Why, When, and How to use Celery with Python

“Celery is an asynchronous task queue based on distributed message passing.”

Let’s break that down:

asynchronous: events happen outside of the main program flow.
task queue based: queues up the tasks to be performed. (The tasks themselves are queued up in a tool like Redis or RabbitMQ)
distributed message passing: multiple processes can read and write to the message (task) queue without being connected to one another.

Why?

Say you want to connect to a third-party service, Slack/Email/External Photo Storage, etc.

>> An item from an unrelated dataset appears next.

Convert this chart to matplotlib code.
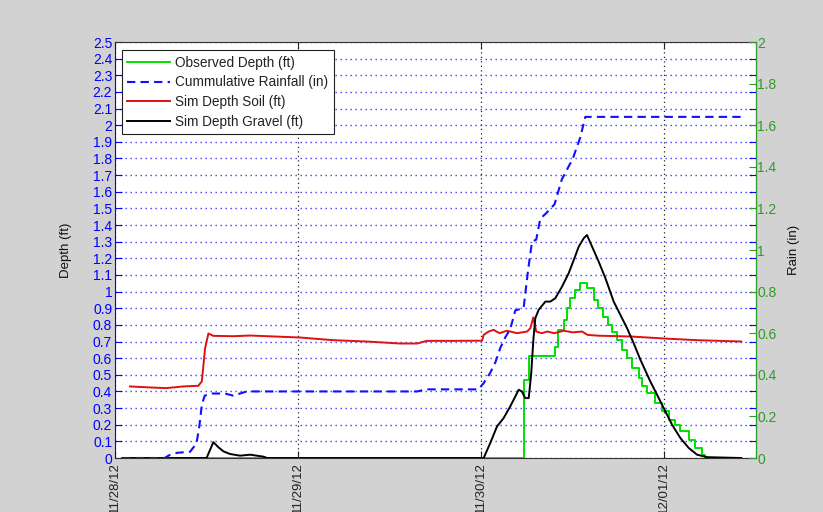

These APIs take time to respond; as would any web/HTTP request and your Python Web Server would get stuck waiting for the response from the API. The user in the meantime only sees your slow website which is a very bad user experience.

Using Celery you can call the third-party API in a separate task (worker), so the main thread is free to return and accept other incoming HTTP requests.

When?

  1. Whenever we make a call that depends on external factors — for instance calling a third-party API.
  2. If a task takes too much time — for example, a user wants to download a few MB of data that is stored on their account, on your web app: a) delegate the task to Celery b) Zip and store the data in a publicly accessible folder, say on AWS S3 c) Send the user an email that their download is ready.

How?

Since the whole idea is that the task is done in a separate thread, you need to:

  1. Run a separate “worker” process that handles the functions that use Celery.
  2. Use the message queue (like Redis or RabbitMQ) where the tasks are queued.

The code itself is rather simple:

Here’s a regular function call:

def some_function():
  print("Regular function call")

# Call function from elsewhere
some_function()

vs. the same function call with Celery:

from celery.decorators import task
​
@task
def some_function_called_asynchronously():
  print("Function decorated with Celery task()")
  
# Call function using .delay()
some_function_called_asynchronously.delay()

The function can be called without celery too, simply call function_called_asynchronously() from anywhere without the .delay().

P.S.: Celery vs Python’s async

There’s another idea around Asynchronous handling that is important, async (Asynchronous processing) helps in handling multiple HTTP connections on a single server instance. That’s a topic on its own I’ll cover some other time.

Python has support for async in version 3.5. Django is on its way to adding async support by Dec 2019.